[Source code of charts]
━━━━━━━━━━━━━━━━━━━━━━━━━━━━━━
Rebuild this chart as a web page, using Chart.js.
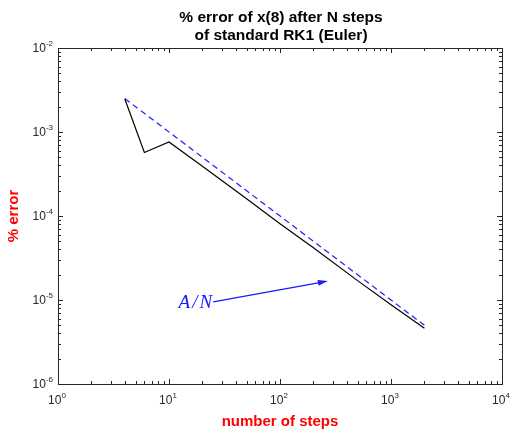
<!DOCTYPE html>
<html>
<head>
<meta charset="utf-8">
<style>
  html, body { margin: 0; padding: 0; background: #fff; }
</style>
<script src="https://cdn.jsdelivr.net/npm/chart.js@4/dist/chart.umd.min.js"></script>
</head>
<body>
<canvas id="main-chart" width="512" height="429"></canvas>
<script>
// data
const nSteps = [4, 6, 10, 20, 50, 100, 200, 500, 1000, 2000];
const pctError = [2.47e-3, 5.7e-4, 7.6e-4, 3.9e-4, 1.6e-4, 8.1e-5, 4.2e-5, 1.7e-5, 8.8e-6, 4.6e-6];
const refN = [4, 2000];
const refError = [2.5e-3, 5e-6];   // A/N with A = 0.01
const xDecades = [0, 1, 2, 3, 4];
const yDecades = [-6, -5, -4, -3, -2];
const titleLines = ['% error of x(8) after N steps', 'of standard RK1 (Euler)'];
const arrowLabel = ['A', '/', 'N'];
const arrowFrom = { x: 25, y: 9.5e-6 };
const arrowTo = { x: 270, y: 1.68e-5 };

// all 1..9 x 10^n tick values between the decades
const logTicks = decs => {
  const out = [];
  for (let i = 0; i < decs.length; i++) {
    const base = Math.pow(10, decs[i]);
    if (i === decs.length - 1) { out.push({ value: base, major: true }); break; }
    for (let m = 1; m <= 9; m++) out.push({ value: m * base, major: m === 1 });
  }
  return out;
};

const FONT = 'Liberation Sans, Arial, sans-serif';
const AXIS_COLOR = '#262626';
const BLUE = '#1a1aff';

// "10" with a raised exponent, anchored by align ('center' or 'right')
function powerLabel(ctx, exp, x, y, align) {
  ctx.font = '12px ' + FONT;
  const wBase = ctx.measureText('10').width;
  ctx.font = '8px ' + FONT;
  const wExp = ctx.measureText(String(exp)).width;
  const total = wBase + wExp;
  const left = align === 'right' ? x - total : x - total / 2;
  ctx.textAlign = 'left';
  ctx.textBaseline = 'middle';
  ctx.font = '12px ' + FONT;
  ctx.fillText('10', left, y);
  ctx.font = '8px ' + FONT;
  ctx.fillText(String(exp), left + wBase, y - 5);
}

const boxPlugin = {
  id: 'box',
  afterDraw(chart) {
    const { ctx, chartArea: a, scales } = chart;
    ctx.save();
    ctx.strokeStyle = AXIS_COLOR;
    ctx.lineWidth = 1;
    ctx.strokeRect(Math.round(a.left) + 0.5, Math.round(a.top) + 0.5,
      Math.round(a.right - a.left), Math.round(a.bottom - a.top));
    ctx.beginPath();
    scales.x.ticks.forEach(t => {
      const px = Math.round(scales.x.getPixelForValue(t.value)) + 0.5;
      const len = t.major ? 5 : 3;
      ctx.moveTo(px, a.bottom); ctx.lineTo(px, a.bottom - len);
      ctx.moveTo(px, a.top); ctx.lineTo(px, a.top + len);
    });
    scales.y.ticks.forEach(t => {
      const py = Math.round(scales.y.getPixelForValue(t.value)) + 0.5;
      const len = t.major ? 5 : 3;
      ctx.moveTo(a.left, py); ctx.lineTo(a.left + len, py);
      ctx.moveTo(a.right, py); ctx.lineTo(a.right - len, py);
    });
    ctx.stroke();

    // tick labels
    ctx.fillStyle = AXIS_COLOR;
    scales.x.ticks.filter(t => t.major).forEach(t => {
      powerLabel(ctx, Math.round(Math.log10(t.value)), scales.x.getPixelForValue(t.value) - 1, a.bottom + 17, 'center');
    });
    scales.y.ticks.filter(t => t.major).forEach(t => {
      powerLabel(ctx, Math.round(Math.log10(t.value)), a.left - 5, scales.y.getPixelForValue(t.value) + 1, 'right');
    });

    // title
    ctx.fillStyle = '#000';
    ctx.font = 'bold 15.5px ' + FONT;
    ctx.textAlign = 'center';
    ctx.textBaseline = 'alphabetic';
    const cx = (a.left + a.right) / 2 + 1;
    ctx.fillText(titleLines[0], cx, 21.5);
    ctx.fillText(titleLines[1], cx, 39.5);

    // A/N arrow annotation
    const x0 = scales.x.getPixelForValue(arrowFrom.x);
    const y0 = scales.y.getPixelForValue(arrowFrom.y);
    const x1 = scales.x.getPixelForValue(arrowTo.x);
    const y1 = scales.y.getPixelForValue(arrowTo.y);
    const ang = Math.atan2(y1 - y0, x1 - x0);
    ctx.strokeStyle = BLUE;
    ctx.fillStyle = BLUE;
    ctx.lineWidth = 1.2;
    ctx.beginPath();
    ctx.moveTo(x0, y0);
    ctx.lineTo(x1 - 7 * Math.cos(ang), y1 - 7 * Math.sin(ang));
    ctx.stroke();
    ctx.beginPath();
    ctx.moveTo(x1, y1);
    ctx.lineTo(x1 - 10 * Math.cos(ang) + 3 * Math.sin(ang), y1 - 10 * Math.sin(ang) - 3 * Math.cos(ang));
    ctx.lineTo(x1 - 10 * Math.cos(ang) - 3 * Math.sin(ang), y1 - 10 * Math.sin(ang) + 3 * Math.cos(ang));
    ctx.closePath();
    ctx.fill();

    // math-style label: glyphs spaced like TeX
    ctx.font = 'italic 19px Liberation Serif, Times New Roman, serif';
    ctx.textAlign = 'left';
    ctx.textBaseline = 'alphabetic';
    const gaps = [2, 2];
    const widths = arrowLabel.map(g => ctx.measureText(g).width);
    const totalW = widths.reduce((s, w) => s + w, 0) + gaps[0] + gaps[1];
    let gx = x0 - 1 - totalW;
    arrowLabel.forEach((g, i) => {
      ctx.fillText(g, gx, y0 + 6);
      gx += widths[i] + (gaps[i] || 0);
    });
    ctx.restore();
  }
};

document.addEventListener('DOMContentLoaded', () => {
  const canvas1 = document.getElementById('main-chart');

  new Chart(canvas1, {
    type: 'line',
    data: {
      datasets: [{
        data: nSteps.map((n, i) => ({ x: n, y: pctError[i] })),
        borderColor: '#000',
        borderWidth: 1.2,
        pointRadius: 0,
        fill: false,
        tension: 0
      }, {
        data: refN.map((n, i) => ({ x: n, y: refError[i] })),
        borderColor: BLUE,
        borderWidth: 1.2,
        borderDash: [6, 4],
        pointRadius: 0,
        fill: false
      }]
    },
    options: {
      responsive: false,
      animation: false,
      layout: { padding: { top: 48, right: 10, left: 0, bottom: 0 } },
      plugins: {
        legend: { display: false },
        title: { display: false },
        tooltip: { enabled: false }
      },
      scales: {
        x: {
          type: 'logarithmic',
          min: Math.pow(10, xDecades[0]),
          max: Math.pow(10, xDecades[xDecades.length - 1]),
          afterBuildTicks: s => { s.ticks = logTicks(xDecades); },
          afterFit: s => { s.height = 45; s.paddingLeft = 0; s.paddingRight = 0; },
          grid: { display: false, drawTicks: false },
          border: { display: false },
          ticks: { display: false, autoSkip: false, maxRotation: 0 },
          title: {
            display: true,
            text: 'number of steps',
            color: '#ff0000',
            font: { family: FONT, size: 15, weight: 'bold' },
            padding: { top: 0, bottom: -2 }
          }
        },
        y: {
          type: 'logarithmic',
          min: Math.pow(10, yDecades[0]),
          max: Math.pow(10, yDecades[yDecades.length - 1]),
          afterBuildTicks: s => { s.ticks = logTicks(yDecades); },
          afterFit: s => { s.width = 58; s.paddingTop = 0; s.paddingBottom = 0; },
          grid: { display: false, drawTicks: false },
          border: { display: false },
          ticks: { display: false, autoSkip: false },
          title: {
            display: true,
            text: '% error',
            color: '#ff0000',
            font: { family: FONT, size: 15, weight: 'bold' },
            padding: { top: 5, bottom: 0 }
          }
        }
      }
    },
    plugins: [boxPlugin]
  });
});
</script>
</body>
</html>
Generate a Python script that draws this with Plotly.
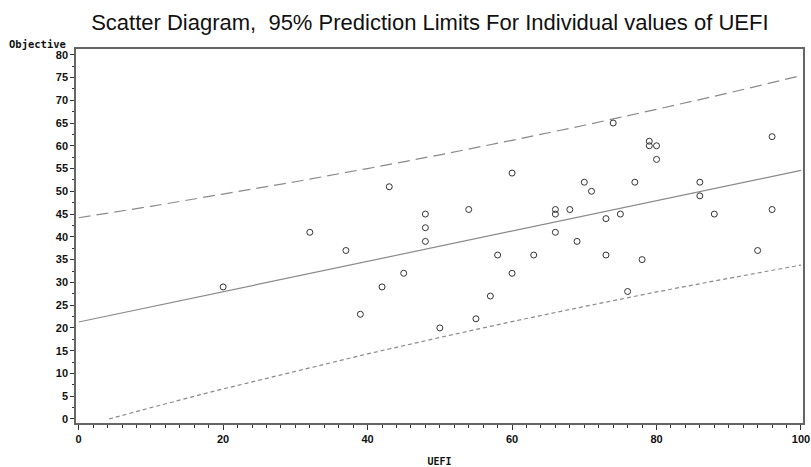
import plotly.graph_objects as go

# Observed data (UEFI, Objective)
uefi = [20, 32, 37, 39, 42, 43, 45, 48, 48, 48, 50, 54, 55, 57, 58, 60, 60, 63,
        66, 66, 66, 68, 69, 70, 71, 73, 73, 74, 75, 76, 77, 78, 79, 79, 80, 80,
        86, 86, 88, 94, 96, 96]
objective = [29, 41, 37, 23, 29, 51, 32, 45, 42, 39, 20, 46, 22, 27, 36, 54, 32, 36,
             46, 45, 41, 46, 39, 52, 50, 44, 36, 65, 45, 28, 52, 35, 61, 60, 60, 57,
             52, 49, 45, 37, 62, 46]

# Fitted line and 95% prediction limits
fit_x = [0, 100]
fit_y = [21.3, 54.6]

upper_x = [0, 10, 20, 30, 40, 50, 60, 70, 80, 90, 100]
upper_y = [44.2, 46.7, 49.4, 52.1, 55.0, 58.0, 61.2, 64.5, 68.0, 71.6, 75.4]

lower_x = [4.2, 10, 20, 30, 40, 50, 60, 70, 80, 90, 100]
lower_y = [0.0, 2.5, 6.6, 10.5, 14.3, 17.9, 21.4, 24.7, 27.9, 30.9, 33.8]

x_ticks = [0, 20, 40, 60, 80, 100]
y_ticks = list(range(0, 81, 5))

line_col = "#8a8a8a"

fig = go.Figure()
fig.add_trace(go.Scatter(x=upper_x, y=upper_y, mode="lines",
                         line=dict(color=line_col, width=1.2, dash="12px,6px"),
                         hoverinfo="skip", showlegend=False))
fig.add_trace(go.Scatter(x=lower_x, y=lower_y, mode="lines",
                         line=dict(color=line_col, width=1.2, dash="4px,3px"),
                         hoverinfo="skip", showlegend=False))
fig.add_trace(go.Scatter(x=fit_x, y=fit_y, mode="lines",
                         line=dict(color=line_col, width=1.2),
                         hoverinfo="skip", showlegend=False))
fig.add_trace(go.Scatter(x=uefi, y=objective, mode="markers",
                         marker=dict(symbol="circle-open", size=6,
                                     color="#333333", line=dict(width=1)),
                         showlegend=False))

tickfont = dict(family="Liberation Sans, Arial, sans-serif", size=11,
                color="#111111", weight="bold")

fig.update_layout(
    width=811, height=467,
    margin=dict(l=76, r=8, t=49, b=44, autoexpand=False),
    paper_bgcolor="white", plot_bgcolor="white",
    title=dict(text="Scatter Diagram,  95% Prediction Limits For Individual values of UEFI",
               x=0.530, xref="container", xanchor="center",
               y=1 - 22 / 467, yref="container", yanchor="middle",
               font=dict(family="Liberation Sans, Arial, sans-serif", size=22,
                         color="#111111")),
    xaxis=dict(range=[-0.37, 100.28], tickvals=x_ticks, ticks="outside",
               automargin=False,
               ticklen=5, tickwidth=1, tickcolor="#333",
               minor=dict(dtick=2, ticks="outside", ticklen=3, tickcolor="#333",
                          tickwidth=1, showgrid=False),
               showgrid=False, zeroline=False,
               showline=True, linecolor="#666", linewidth=1.5, mirror=True,
               tickfont=tickfont,
               title=dict(text="UEFI", standoff=14,
                          font=dict(family="DejaVu Sans Mono, monospace", size=10,
                                    color="#111111", weight="bold"))),
    yaxis=dict(range=[-0.88, 81.25], tickvals=y_ticks, ticks="outside",
               automargin=False,
               ticklen=4, tickwidth=1, tickcolor="#333",
               minor=dict(dtick=2.5, ticks="outside", ticklen=2, tickcolor="#333",
                          tickwidth=1, showgrid=False),
               showgrid=False, zeroline=False,
               showline=True, linecolor="#666", linewidth=1.5, mirror=True,
               tickfont=tickfont),
    annotations=[dict(text="Objective", xref="paper", yref="paper",
                      x=0, y=1, xanchor="right", yanchor="middle",
                      xshift=-8, yshift=5, showarrow=False,
                      font=dict(family="DejaVu Sans Mono, monospace", size=10.5,
                                color="#111111", weight="bold"))],
)

fig.write_html("out.html",
               config={"displayModeBar": False},
               post_script="document.body.style.margin='0';"
                           "document.body.style.overflow='hidden';")
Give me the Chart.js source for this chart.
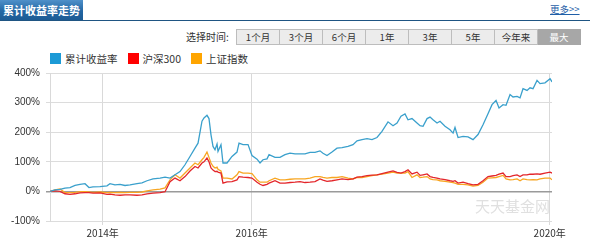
<!DOCTYPE html>
<html>
<head>
<meta charset="utf-8">
<script src="https://cdn.jsdelivr.net/npm/chart.js@4.4.1/dist/chart.umd.min.js"></script>
<style>
    body { margin: 0; width: 590px; height: 244px; overflow: hidden; background: #fff;
        font-family: "Noto Sans CJK SC", "Noto Sans", sans-serif; color: #333; }
    #wrap { position: relative; width: 590px; height: 244px; }
    .tab { position: absolute; left: 0; top: 0; width: 83px; height: 20px; white-space: nowrap;
        background: linear-gradient(#4f90c9, #2367a4 55%, #1d5b94); color: #fff;
        font-size: 11px; font-weight: bold; line-height: 20px; padding-left: 3px; box-sizing: border-box; }
    .topline { position: absolute; left: 0; top: 20px; width: 590px; height: 1px; background: #1f5583; }
    .more { position: absolute; left: 550px; top: 2px; font-size: 9.5px; color: #1f5fa8; text-decoration: underline; }
    .sel-label { position: absolute; left: 186px; top: 29px; font-size: 10px; line-height: 15px; }
    .btns { position: absolute; left: 236px; top: 29px; display: flex; }
    .btns span { width: 42px; height: 14px; border: 1px solid #bdbdbd; border-left: none; background: #ececec;
        font-size: 9.5px; line-height: 14px; text-align: center; }
    .btns span:first-child { border-left: 1px solid #bdbdbd; }
    .btns span.on { background: #a7a7a7; border-color: #a7a7a7; color: #fff; }
    .legend { position: absolute; left: 50px; top: 53px; display: flex; font-size: 10.5px; line-height: 12px; }
    .legend i { display: inline-block; width: 11px; height: 11px; margin-right: 4px; vertical-align: top; }
    .legend div { margin-right: 10px; }
    .mark { position: absolute; left: 475px; top: 195px; font-size: 15px; color: #e0e0e0; }
    #box { position: absolute; left: 0; top: 60px; width: 590px; height: 184px; }
</style>
</head>
<body>
<div id="wrap">
    <div class="tab">累计收益率走势</div>
    <div class="topline"></div>
    <div class="more">更多&gt;&gt;</div>
    <div class="sel-label">选择时间:</div>
    <div class="btns">
        <span>1个月</span><span>3个月</span><span>6个月</span><span>1年</span><span>3年</span><span>5年</span><span>今年来</span><span class="on">最大</span>
    </div>
    <div class="legend">
        <div><i style="background:#1c9ad6"></i>累计收益率</div>
        <div><i style="background:#f00"></i>沪深300</div>
        <div><i style="background:#ffa500"></i>上证指数</div>
    </div>
    <div id="box"><canvas id="trendChart"></canvas></div>
    <div class="mark">天天基金网</div>
</div>
<script>
// dates as fractional years
const dates = [2013.293, 2013.360, 2013.427, 2013.494, 2013.561, 2013.629, 2013.696, 2013.763, 2013.816, 2013.870,
    2013.964, 2014.058, 2014.098, 2014.165, 2014.233, 2014.300, 2014.367, 2014.461, 2014.528, 2014.595,
    2014.676, 2014.770, 2014.837, 2014.904, 2014.971, 2015.038, 2015.105, 2015.172, 2015.239, 2015.280,
    2015.333, 2015.360, 2015.400, 2015.427, 2015.454, 2015.481, 2015.508, 2015.535, 2015.548, 2015.588,
    2015.615, 2015.669, 2015.736, 2015.803, 2015.830, 2015.884, 2015.951, 2016.004, 2016.072, 2016.112,
    2016.152, 2016.206, 2016.233, 2016.313, 2016.380, 2016.447, 2016.515, 2016.582, 2016.649, 2016.716,
    2016.783, 2016.850, 2016.917, 2016.957, 2017.011, 2017.078, 2017.145, 2017.213, 2017.293, 2017.360,
    2017.414, 2017.481, 2017.548, 2017.615, 2017.682, 2017.749, 2017.830, 2017.897, 2017.951, 2018.004,
    2018.058, 2018.098, 2018.152, 2018.219, 2018.260, 2018.300, 2018.354, 2018.394, 2018.434, 2018.488,
    2018.528, 2018.595, 2018.662, 2018.703, 2018.729, 2018.770, 2018.837, 2018.904, 2018.971, 2019.038,
    2019.105, 2019.172, 2019.226, 2019.280, 2019.320, 2019.374, 2019.414, 2019.468, 2019.508, 2019.562,
    2019.602, 2019.642, 2019.696, 2019.736, 2019.776, 2019.830, 2019.870, 2019.937, 2020.005, 2020.031];

// 累计收益率 (%)
const fundReturn = [0, 5, 7, 11, 13, 20, 24, 26, 13, 15,
    16, 19, 26, 22, 24, 20, 22, 26, 29, 36,
    42, 45, 48, 45, 56, 67, 90, 118, 146, 163,
    237, 248, 257, 246, 191, 152, 141, 160, 135, 158,
    96, 96, 118, 133, 163, 158, 158, 121, 109, 96,
    107, 110, 124, 115, 115, 124, 129, 127, 127, 127,
    132, 132, 137, 129, 121, 133, 146, 148, 152, 158,
    171, 175, 178, 175, 182, 203, 235, 222, 231, 254,
    262, 242, 246, 231, 222, 220, 246, 251, 242, 231,
    237, 220, 208, 197, 216, 182, 186, 184, 175, 192,
    225, 262, 293, 307, 282, 293, 291, 327, 319, 321,
    316, 347, 341, 350, 347, 375, 364, 367, 381, 370];

// 沪深300 (%)
const hs300 = [0, 2, 0, -8, -10, -8, -5, -4, -4, -6,
    -5, -10, -9, -12, -13, -12, -12, -13, -12, -8,
    -6, -4, -1, 33, 45, 36, 50, 69, 84, 79,
    96, 100, 113, 100, 79, 72, 67, 68, 65, 62,
    28, 32, 33, 39, 50, 48, 47, 45, 31, 24,
    20, 24, 28, 36, 28, 28, 30, 31, 33, 30,
    31, 33, 42, 38, 34, 36, 39, 42, 40, 42,
    48, 50, 53, 55, 56, 60, 65, 69, 64, 62,
    67, 73, 59, 65, 54, 56, 59, 50, 47, 45,
    42, 40, 36, 34, 36, 28, 31, 26, 22, 24,
    36, 50, 52, 54, 58, 62, 50, 50, 53, 56,
    50, 56, 56, 58, 58, 59, 58, 62, 65, 62];

// 上证指数 (%)
const shIndex = [0, 5, 8, -4, -4, -3, -1, -1, -2, -3,
    -2, -4, -3, -4, -3, -4, -3, -3, -2, 2,
    5, 8, 12, 39, 56, 45, 62, 79, 96, 90,
    107, 115, 133, 115, 96, 85, 79, 82, 75, 69,
    45, 45, 42, 56, 67, 62, 62, 60, 39, 31,
    31, 31, 36, 45, 39, 39, 41, 42, 42, 42,
    45, 50, 50, 47, 45, 47, 47, 50, 45, 42,
    47, 47, 50, 53, 56, 58, 62, 65, 62, 62,
    62, 67, 47, 56, 47, 48, 50, 42, 40, 39,
    36, 34, 31, 30, 28, 24, 24, 22, 18, 20,
    31, 45, 46, 47, 50, 54, 42, 39, 40, 42,
    36, 42, 40, 39, 40, 39, 42, 45, 45, 39];

const yearTicks = [2014, 2016, 2020];
const yTicks = [-100, 0, 100, 200, 300, 400];

function toPoints(values) {
    return values.map((v, i) => ({ x: dates[i], y: v }));
}

document.addEventListener('DOMContentLoaded', function() {
    const ctx = document.getElementById('trendChart').getContext('2d');
    new Chart(ctx, {
        type: 'line',
        data: {
            datasets: [{
                label: '累计收益率',
                data: toPoints(fundReturn),
                borderColor: '#3aa0cc',
                borderWidth: 1.3
            }, {
                label: '沪深300',
                data: toPoints(hs300),
                borderColor: '#e3262b',
                borderWidth: 1.3
            }, {
                label: '上证指数',
                data: toPoints(shIndex),
                borderColor: '#f8a622',
                borderWidth: 1.3
            }]
        },
        options: {
            responsive: true,
            maintainAspectRatio: false,
            animation: false,
            elements: { point: { radius: 0 }, line: { tension: 0 } },
            layout: { padding: { top: 13, right: 38, left: 0, bottom: 0 } },
            plugins: {
                legend: { display: false },
                tooltip: { enabled: false }
            },
            scales: {
                x: {
                    type: 'linear',
                    min: dates[0],
                    max: dates[dates.length - 1],
                    afterBuildTicks: function(axis) {
                        axis.ticks = yearTicks.map(v => ({ value: v }));
                    },
                    afterFit: function(axis) { axis.height = 23; },
                    grid: { color: '#d9d9d9', tickLength: 4, drawTicks: true },
                    border: { display: false },
                    ticks: {
                        padding: 2,
                        maxRotation: 0,
                        autoSkip: false,
                        color: '#333',
                        font: { size: 10, family: '"Noto Sans CJK SC", sans-serif' },
                        callback: function(value) { return value + '年'; }
                    }
                },
                y: {
                    min: -100,
                    max: 400,
                    afterBuildTicks: function(axis) {
                        axis.ticks = yTicks.map(v => ({ value: v }));
                    },
                    afterFit: function(axis) { axis.width = 50; },
                    grid: {
                        tickLength: 4,
                        color: function(c) { return c.tick && c.tick.value === 0 ? '#9a9a9a' : '#dcdcdc'; },
                        lineWidth: function(c) { return c.tick && c.tick.value === 0 ? 1.5 : 1; }
                    },
                    border: { display: true, color: '#d9d9d9' },
                    ticks: {
                        padding: 6,
                        color: '#333',
                        font: { size: 10, family: '"Liberation Sans", Arial, sans-serif' },
                        callback: function(value) { return value + '%'; }
                    }
                }
            }
        }
    });
});
</script>
</body>
</html>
━━━━━━━━━━━━━━━━━━━━━━━━━━━━━━
__Exercise aim__: Copy every single line of the material above that holds "this".

__Task response__:
Rebuild this chart as a web page, using Chart.js.
Generate a Python script that draws this with Plotly.
Give me the Chart.js source for this chart.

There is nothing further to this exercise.